AIM:
Leave out the pictures and repeat the data exactly.

______________________________

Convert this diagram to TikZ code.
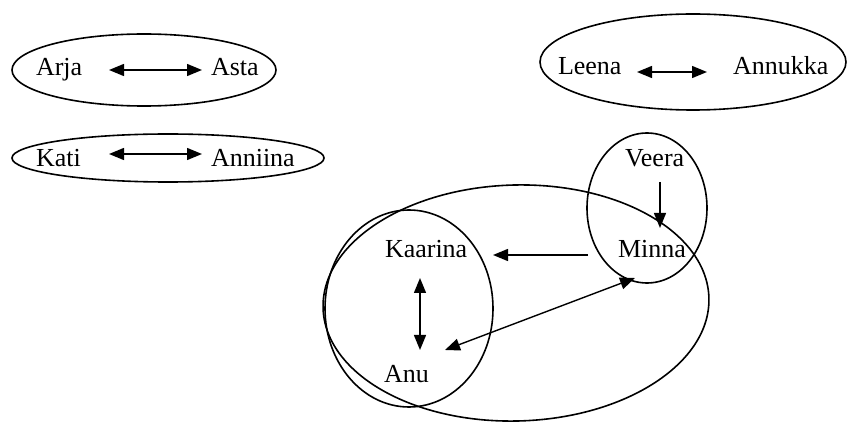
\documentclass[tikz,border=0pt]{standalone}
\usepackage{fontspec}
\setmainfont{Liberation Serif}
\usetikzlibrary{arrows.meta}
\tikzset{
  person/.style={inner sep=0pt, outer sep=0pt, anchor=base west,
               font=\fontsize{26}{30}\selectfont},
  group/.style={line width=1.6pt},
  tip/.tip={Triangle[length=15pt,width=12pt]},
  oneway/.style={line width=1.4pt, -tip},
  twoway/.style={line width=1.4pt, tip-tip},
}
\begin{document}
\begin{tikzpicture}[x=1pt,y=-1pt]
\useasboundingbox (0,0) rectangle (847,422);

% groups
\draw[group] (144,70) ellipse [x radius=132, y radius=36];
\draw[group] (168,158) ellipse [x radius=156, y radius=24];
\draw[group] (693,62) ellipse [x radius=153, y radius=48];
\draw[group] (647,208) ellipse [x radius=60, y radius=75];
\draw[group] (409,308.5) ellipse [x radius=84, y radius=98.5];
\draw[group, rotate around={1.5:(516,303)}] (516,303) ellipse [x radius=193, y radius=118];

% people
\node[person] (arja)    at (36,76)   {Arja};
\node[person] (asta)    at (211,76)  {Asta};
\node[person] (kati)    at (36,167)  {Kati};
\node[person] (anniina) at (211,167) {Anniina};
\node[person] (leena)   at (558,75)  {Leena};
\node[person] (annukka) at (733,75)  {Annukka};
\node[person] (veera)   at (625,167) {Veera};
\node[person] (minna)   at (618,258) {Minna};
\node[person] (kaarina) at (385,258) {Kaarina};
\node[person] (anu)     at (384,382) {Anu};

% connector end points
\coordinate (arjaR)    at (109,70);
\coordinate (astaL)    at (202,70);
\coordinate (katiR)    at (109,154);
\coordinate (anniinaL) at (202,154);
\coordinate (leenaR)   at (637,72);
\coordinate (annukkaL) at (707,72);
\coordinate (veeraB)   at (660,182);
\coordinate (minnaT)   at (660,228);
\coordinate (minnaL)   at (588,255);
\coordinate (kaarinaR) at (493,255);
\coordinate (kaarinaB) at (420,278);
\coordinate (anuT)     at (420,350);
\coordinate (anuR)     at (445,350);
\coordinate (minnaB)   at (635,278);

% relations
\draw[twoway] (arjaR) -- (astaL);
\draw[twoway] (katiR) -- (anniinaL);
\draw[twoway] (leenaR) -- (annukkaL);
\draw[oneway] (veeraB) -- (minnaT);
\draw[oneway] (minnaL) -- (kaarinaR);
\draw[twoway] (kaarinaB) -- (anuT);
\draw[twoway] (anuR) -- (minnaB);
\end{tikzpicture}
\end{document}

______________________________

OUTPUT FOR THIS TASK:
Convert this diagram to TikZ code.
\documentclass[tikz,border=0pt]{standalone}
\usepackage{fontspec}
\setmainfont{Liberation Serif}
\usetikzlibrary{arrows.meta}
\tikzset{
  person/.style={inner sep=0pt, outer sep=0pt, anchor=base west,
               font=\fontsize{26}{30}\selectfont},
  group/.style={line width=1.6pt},
  tip/.tip={Triangle[length=15pt,width=12pt]},
  oneway/.style={line width=1.4pt, -tip},
  twoway/.style={line width=1.4pt, tip-tip},
}
\begin{document}
\begin{tikzpicture}[x=1pt,y=-1pt]
\useasboundingbox (0,0) rectangle (847,422);

% groups
\draw[group] (144,70) ellipse [x radius=132, y radius=36];
\draw[group] (168,158) ellipse [x radius=156, y radius=24];
\draw[group] (693,62) ellipse [x radius=153, y radius=48];
\draw[group] (647,208) ellipse [x radius=60, y radius=75];
\draw[group] (409,308.5) ellipse [x radius=84, y radius=98.5];
\draw[group, rotate around={1.5:(516,303)}] (516,303) ellipse [x radius=193, y radius=118];

% people
\node[person] (arja)    at (36,76)   {Arja};
\node[person] (asta)    at (211,76)  {Asta};
\node[person] (kati)    at (36,167)  {Kati};
\node[person] (anniina) at (211,167) {Anniina};
\node[person] (leena)   at (558,75)  {Leena};
\node[person] (annukka) at (733,75)  {Annukka};
\node[person] (veera)   at (625,167) {Veera};
\node[person] (minna)   at (618,258) {Minna};
\node[person] (kaarina) at (385,258) {Kaarina};
\node[person] (anu)     at (384,382) {Anu};

% connector end points
\coordinate (arjaR)    at (109,70);
\coordinate (astaL)    at (202,70);
\coordinate (katiR)    at (109,154);
\coordinate (anniinaL) at (202,154);
\coordinate (leenaR)   at (637,72);
\coordinate (annukkaL) at (707,72);
\coordinate (veeraB)   at (660,182);
\coordinate (minnaT)   at (660,228);
\coordinate (minnaL)   at (588,255);
\coordinate (kaarinaR) at (493,255);
\coordinate (kaarinaB) at (420,278);
\coordinate (anuT)     at (420,350);
\coordinate (anuR)     at (445,350);
\coordinate (minnaB)   at (635,278);

% relations
\draw[twoway] (arjaR) -- (astaL);
\draw[twoway] (katiR) -- (anniinaL);
\draw[twoway] (leenaR) -- (annukkaL);
\draw[oneway] (veeraB) -- (minnaT);
\draw[oneway] (minnaL) -- (kaarinaR);
\draw[twoway] (kaarinaB) -- (anuT);
\draw[twoway] (anuR) -- (minnaB);
\end{tikzpicture}
\end{document}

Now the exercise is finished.